Kabaret Lucerna. Einige junge Leute singen jeder ein Lied. Ist man frisch und hört zu, so wird man durch einen derartigen Vortrag eher an die Folgerungen erinnert, welche der Text auf unser Leben erlaubt, als dies durch den Vortrag geübter Sänger geschehen kann. Denn die Kraft der Verse wird durch den Sänger keinesfalls vergrößert, sie behalten ihre Selbständigkeit und tyrannisieren uns mit dem Sanger der nicht einmal Lackstiefel hat, dessen Hand vom Knie einmal nicht loswill und wenn sie muß, noch ihren Widerwillen zeigt, der sich möglichst rasch auf die Bank hinwirft um die Menge kleiner ungeschickter Bewegungen, die er dafür aufbieten muß, möglichst wenig sehen zu lassen. - Liebesszene im Frühling in der Art der Photographieansichtskarten. Treue, das Publikum rührende und beschämende Darstellung. - Fatinizza, Wiener Sängerin. Süßes inhaltsvolles Lachen.

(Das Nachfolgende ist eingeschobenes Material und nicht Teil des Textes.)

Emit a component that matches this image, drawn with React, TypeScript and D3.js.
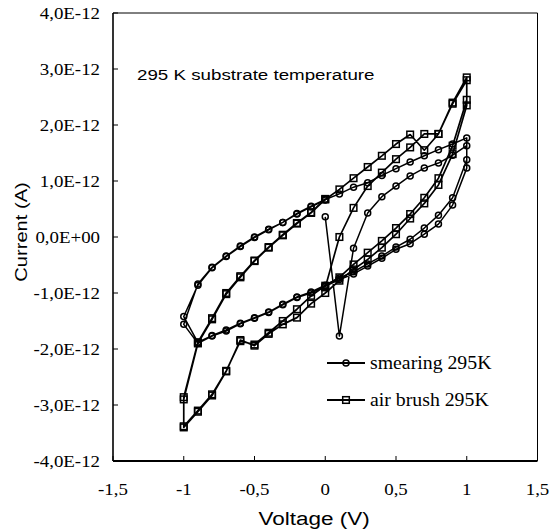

Erinnerung an Hansi. Ein Gesicht mit unbedeutenden, meist auch zu scharfen Details vom Lachen zusammengehalten und ausgeglichen. Unwirksame Übermacht über das Publikum, die man ihr zusprechen muß, wenn sie an der Rampe steht und in das gleichgültige Publikum lacht. - Dummer Tanz der Degen mit fliegenden Irrlichtern, Zweigen, Schmetterlingen, Papierfeuern, Totenkopf. - 4
Roking Girls. Eine sehr schön. Kein Teaterzettel nennt ihren Namen. Sie war die äußerste rechts vom Zuschauerraum. Wie sie beschäftigt die Arme warf, wie die dünnen langen Beine mit zarten spielenden Knöchelchen in besonders fühlbar stummer Bewegung waren, wie sie das Tempo nicht einhielt wie sie aber durch kein Erschrecken in ihrem Beschäftigtsein sich stören ließ, was für ein sanftes Lächeln sie hatte im Gegensatz zu dem verzerrten der andern, wie ihr Gesicht und Haar fast üppig war im Vergleich zur Magerkeit des Körpers, wie sie den Musikanten "langsam" zurief auch für ihre Mitschwestern. Ihr Tanzmeister, ein junger auffallend angezogener magerer Mensch stand hinter den Musikanten und winkte rythmisch mit einer Hand weder von Musikanten noch von den Tänzerinnen beachtet und selbst mit seinen Blicken im Zuschauerraum. - Warnebold, feurige Nervosität eines kräftigen Menschen. In Bewegungen manchmal ein Witz, dessen Macht einen erhebt. Wie er nach der Ankündigung der Nummer mit großen Schritten dem Klavier zueilt.
Gelesen "aus dem Leben eines Schlachtenmalers" Flaubert zufrieden vorgelesen.